Review: Uncut Gems

The Safdie Brothers crime-thriller Uncut Gems was a labour of love for over 10 years. Penning the original script back in 2009, the sibling filmmakers were unable to get the financial backing they needed to get the project off the ground, primarily because they were relatively unknown in the industry at the time. The film was subsequently put on ice, but after the critical success of Heaven Knows What (2014) and Good Time (2017), calls came thick and fast, and the duo secured the funding required to make the film.

Set in 2012, so I suppose you could call it a period piece if you so desired, the plot follows Howard Ratner (Adam Sandler), a New York City jeweller who purchases a rare black opal from a mine in Ethiopia with the intention of selling it for a hefty fortune. Howard is also a gambling addict, constantly on the lookout for that huge score that could turn his life around. He owes a significant debt to his loan shark brother-in-law and is on the verge of divorcing his wife.

It is an immaculately written script with a plethora of interlocking sub-plots involving characters such as Howard’s mistress Julia, friend and colleague Demany, pro-basketball player Kevin Garnett and even The Weeknd, who makes a brilliant cameo. The film does an excellent job of following Howard as he struggles to deal with each obstacle that gets thrown at him. The more and more Howard has to juggle the more stress-inducing the film becomes, to the point that you find yourself shifting uncomfortably in your seat. Howard isn’t particularly likeable, but you can’t help rooting for him nonetheless.

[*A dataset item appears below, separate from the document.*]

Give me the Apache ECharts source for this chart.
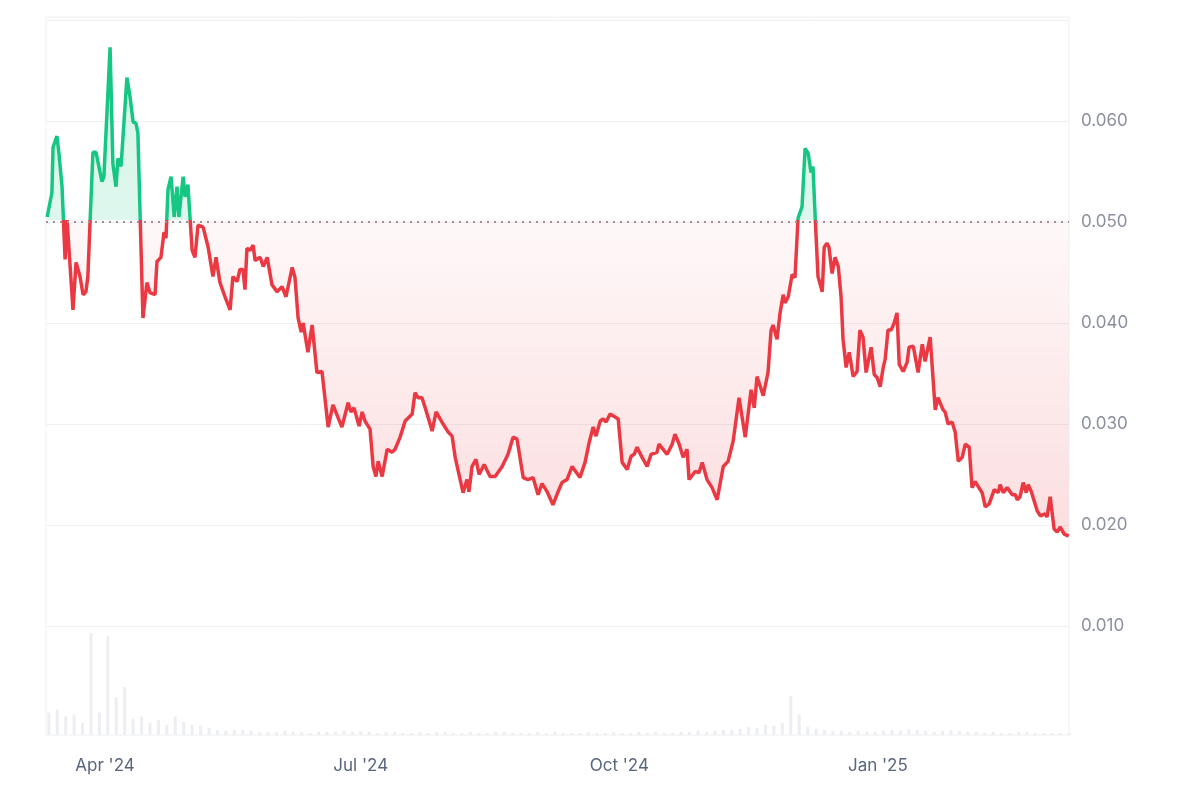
<!DOCTYPE html>
<html><head><meta charset="utf-8">
<script src="https://cdn.jsdelivr.net/npm/echarts@6/dist/echarts.min.js"></script>
<style>html,body{margin:0;padding:0;background:#fff}#c{width:1199px;height:797px}</style>
</head><body><div id="c"></div>
<script>
// day offsets from 2024-03-11 and prices
const dayOffsets = [0.4,2.1,2.5,3.9,4.6,5.7,6.8,7.5,9.6,10.7,12.1,13.2,14.2,14.9,15.7,16.7,17.8,19.9,20.6,22.8,23.8,24.9,25.6,26.7,28.8,29.9,31.0,32.0,32.7,33.5,34.5,35.9,37.0,38.8,39.5,40.9,42.0,42.7,43.4,44.5,45.6,46.6,47.3,48.8,49.5,50.5,51.3,52.0,53.0,54.1,55.9,57.7,59.4,60.5,61.9,63.7,65.5,66.5,68.0,69.0,70.1,70.8,71.5,72.6,73.7,74.4,76.2,77.3,78.7,80.4,82.2,84.0,85.4,87.6,88.6,89.7,90.8,91.5,93.2,94.7,96.4,98.2,100.4,102.1,105.3,107.5,108.5,109.6,111.4,112.5,113.5,115.3,116.4,117.4,118.2,119.6,121.4,123.1,124.2,126.0,127.8,130.3,131.3,132.4,133.8,135.6,137.4,138.8,139.5,141.3,143.1,144.5,145.6,148.4,149.8,150.5,151.6,153.0,154.1,155.9,158.0,159.8,162.3,164.4,166.2,167.6,169.8,171.5,173.3,175.1,176.5,178.3,180.4,182.2,183.6,185.4,187.2,190.0,191.8,193.3,194.7,195.7,197.2,198.2,199.3,200.7,202.5,203.6,205.0,206.8,208.2,209.3,210.3,212.1,213.9,215.3,217.4,218.1,221.0,222.8,223.8,225.3,226.7,228.1,228.8,231.0,232.4,233.5,235.2,237.0,238.8,241.0,242.7,244.5,246.6,248.8,250.9,252.0,253.0,255.2,256.9,258.0,258.7,260.1,261.2,262.3,263.0,264.1,265.5,266.5,267.6,269.0,270.1,271.2,272.2,272.9,273.7,274.7,276.2,276.9,277.9,278.6,279.7,280.8,281.9,282.9,283.6,284.7,285.8,287.2,288.6,289.6,290.7,291.8,292.5,293.6,294.7,295.7,296.8,297.9,298.6,299.6,300.7,301.8,302.8,303.6,305.0,306.4,307.1,308.6,310.3,311.8,312.8,314.6,316.4,317.4,319.2,319.9,321.0,322.4,323.5,324.6,326.0,327.1,328.5,329.5,330.6,333.1,334.2,335.6,337.4,338.8,339.5,340.6,342.0,343.8,344.9,345.6,346.6,347.7,348.8,349.5,350.6,352.7,353.8,355.5,356.2,357.3,358.7,359.8,360.9,362.3,363.9];
const prices = [0.0505,0.0529,0.0574,0.0585,0.0568,0.0535,0.0463,0.0502,0.0413,0.0460,0.0446,0.0428,0.0431,0.0446,0.0502,0.0569,0.0569,0.0540,0.0545,0.0673,0.0558,0.0535,0.0563,0.0555,0.0643,0.0624,0.0599,0.0598,0.0588,0.0505,0.0405,0.0440,0.0430,0.0428,0.0461,0.0465,0.0490,0.0484,0.0532,0.0545,0.0505,0.0535,0.0505,0.0545,0.0525,0.0537,0.0502,0.0472,0.0465,0.0497,0.0495,0.0475,0.0446,0.0465,0.0440,0.0426,0.0413,0.0446,0.0441,0.0453,0.0453,0.0433,0.0474,0.0472,0.0477,0.0462,0.0465,0.0456,0.0465,0.0438,0.0431,0.0436,0.0426,0.0455,0.0445,0.0405,0.0391,0.0400,0.0371,0.0398,0.0351,0.0352,0.0297,0.0319,0.0297,0.0321,0.0312,0.0316,0.0298,0.0312,0.0303,0.0295,0.0258,0.0248,0.0263,0.0248,0.0275,0.0272,0.0275,0.0287,0.0303,0.0310,0.0331,0.0326,0.0326,0.0310,0.0293,0.0312,0.0313,0.0300,0.0292,0.0288,0.0267,0.0232,0.0245,0.0233,0.0258,0.0265,0.0250,0.0260,0.0248,0.0248,0.0258,0.0270,0.0287,0.0285,0.0247,0.0245,0.0247,0.0230,0.0241,0.0233,0.0220,0.0233,0.0242,0.0245,0.0258,0.0247,0.0262,0.0282,0.0297,0.0288,0.0303,0.0305,0.0302,0.0310,0.0307,0.0305,0.0262,0.0255,0.0268,0.0270,0.0277,0.0267,0.0258,0.0270,0.0272,0.0280,0.0270,0.0280,0.0290,0.0280,0.0267,0.0275,0.0245,0.0253,0.0252,0.0262,0.0245,0.0237,0.0225,0.0258,0.0263,0.0283,0.0326,0.0287,0.0334,0.0316,0.0347,0.0328,0.0351,0.0393,0.0398,0.0384,0.0410,0.0428,0.0420,0.0426,0.0448,0.0445,0.0504,0.0515,0.0573,0.0568,0.0549,0.0555,0.0504,0.0446,0.0431,0.0475,0.0479,0.0475,0.0449,0.0465,0.0456,0.0426,0.0384,0.0356,0.0371,0.0347,0.0352,0.0393,0.0386,0.0351,0.0352,0.0376,0.0349,0.0346,0.0337,0.0356,0.0364,0.0393,0.0393,0.0400,0.0410,0.0359,0.0352,0.0361,0.0376,0.0377,0.0351,0.0379,0.0362,0.0386,0.0314,0.0326,0.0314,0.0312,0.0300,0.0302,0.0292,0.0263,0.0267,0.0280,0.0277,0.0237,0.0243,0.0232,0.0218,0.0221,0.0235,0.0232,0.0240,0.0232,0.0237,0.0230,0.0230,0.0225,0.0228,0.0242,0.0232,0.0240,0.0233,0.0214,0.0209,0.0211,0.0208,0.0228,0.0196,0.0193,0.0198,0.0191,0.0189,0.0176];
// volume, one value per 3 days (relative units)
const volumes = [22,25,18,20,12,100,22,97,37,47,16,18,12,15,10,18,13,10,9,7,5,4,5,5,4,3,3,3,4,3,3,2,3,3,3,4,3,4,3,2,3,3,2,2,3,2,3,3,2,2,3,2,2,3,3,2,2,2,3,2,3,2,2,2,3,2,2,3,2,2,3,2,3,2,2,3,3,4,3,4,5,5,6,8,7,10,9,12,38,20,8,6,5,4,4,3,4,3,3,4,5,4,6,5,4,3,4,5,4,3,3,2,3,2,2,3,3,2,2,2,2,2];
const xTickLabels = ["Apr '24","Jul '24","Oct '24","Jan '25"];
const xTickDates = [[2024,3,1],[2024,6,1],[2024,9,1],[2025,0,1]];
const baseline = 0.0502;

(function(){
const DAY = 86400000;
const start = Date.UTC(2024,2,11);
const lineData = dayOffsets.map((d,i)=>[d, prices[i]]);
const volData = volumes.map((v,i)=>[i*3+1, v]);
const tickVals = xTickDates.map(a=>Math.round((Date.UTC(a[0],a[1],a[2])-start)/DAY));

const gTop=17, priceBottom=727, yMax=0.0703;
const baseY = priceBottom - (baseline/yMax)*(priceBottom-gTop);
const fr = baseY/797;
const G='#16c784', R='#ea3943';
const lineGrad = new echarts.graphic.LinearGradient(0,0,0,797,[
  {offset:0,color:G},{offset:fr,color:G},{offset:fr,color:R},{offset:1,color:R}],true);
const areaGrad = new echarts.graphic.LinearGradient(0,0,0,797,[
  {offset:0,color:'rgba(22,199,132,0.25)'},{offset:fr,color:'rgba(22,199,132,0.2)'},
  {offset:fr,color:'rgba(234,57,67,0.05)'},{offset:560/797,color:'rgba(234,57,67,0.25)'},{offset:1,color:'rgba(234,57,67,0.3)'}],true);

const chart = echarts.init(document.getElementById('c'));
chart.setOption({
  animation:false,
  grid:[
    {left:46,right:130,top:gTop,bottom:797-735,show:true,borderColor:'#eef0f3',borderWidth:1},
    {left:46,right:130,top:gTop,bottom:797-priceBottom},
    {left:46,right:130,bottom:62,height:104}
  ],
  xAxis:[
    {type:'value',gridIndex:1,min:0,max:364,
     axisLine:{show:false},axisTick:{show:false},splitLine:{show:false},axisLabel:{show:false}},
    {type:'value',gridIndex:2,min:0,max:364,
     axisLine:{show:false},axisTick:{show:false},splitLine:{show:false},
     axisLabel:{customValues:tickVals,margin:22,color:'#58667e',fontSize:17,fontFamily:'Inter, Roboto, sans-serif',
       formatter:(v)=>{const i=tickVals.indexOf(v);return i>=0?xTickLabels[i]:'';}}},
    {type:'value',gridIndex:0,show:false,min:0,max:1}
  ],
  yAxis:[
    {type:'value',gridIndex:1,position:'right',min:0,max:yMax,interval:0.01,
     axisLine:{show:false},axisTick:{show:false},
     splitLine:{showMinLine:false,showMaxLine:false,lineStyle:{color:'#eef0f3',width:1}},
     axisLabel:{margin:12,color:'#8a909e',fontSize:17,fontFamily:'Inter, Roboto, sans-serif',showMaxLabel:false,
       formatter:(v)=>(v<0.005||v>0.065)?'':v.toFixed(3)}},
    {type:'value',gridIndex:2,min:0,max:102,show:false},
    {type:'value',gridIndex:0,show:false,min:0,max:1}
  ],
  series:[
    {type:'line',xAxisIndex:0,yAxisIndex:0,data:lineData,symbol:'none',smooth:false,clip:false,sampling:null,
     lineStyle:{color:lineGrad,width:3.5},
     areaStyle:{origin:baseline,color:areaGrad},
     markLine:{silent:true,symbol:'none',label:{show:false},
       lineStyle:{color:'#a09090',type:[2,5],width:2},data:[{yAxis:baseline}]}},
    {type:'bar',xAxisIndex:1,yAxisIndex:1,data:volData,barWidth:3,
     itemStyle:{color:'#eceef1'}}
  ]
});
})();
</script></body></html>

This sense of anxiety and discomfort is further emphasised in the films setting and sound design. Locations are often tight and compact, creating a sense of claustrophobia, overlapping dialogues as characters shout over one another, and loud, irritating sounds like door buzzers and telephone rings combine to create explosions of chaos.
Scenes often become overwhelming, which is of course intended, as the madness and hysteria, and the distress this induces on the audience, is mirrored in Howard’s increasing desperation throughout the film. As he frantically tries to bat away every problem, you’re with him for every swing.

Sandler puts in a career-best performance, executing the characters brash persona phenomenally. Sandler hasn’t necessarily stepped out of his comfort zone here, as Ratner’s loud, brazen and unashamedly arrogant personality isn’t a far cry from other Sandler characters. But in the moments that the film slows down and emotion takes over, you believe him for every second.

Uncut Gems is a frenzied and breathless masterclass in art and direction. It will suck you in, and by the time it has spit you back out again, you’ll feel like you’ve aged thirty years. It is a masterpiece that does not let up in pace and intrigue until the final credits have rolled.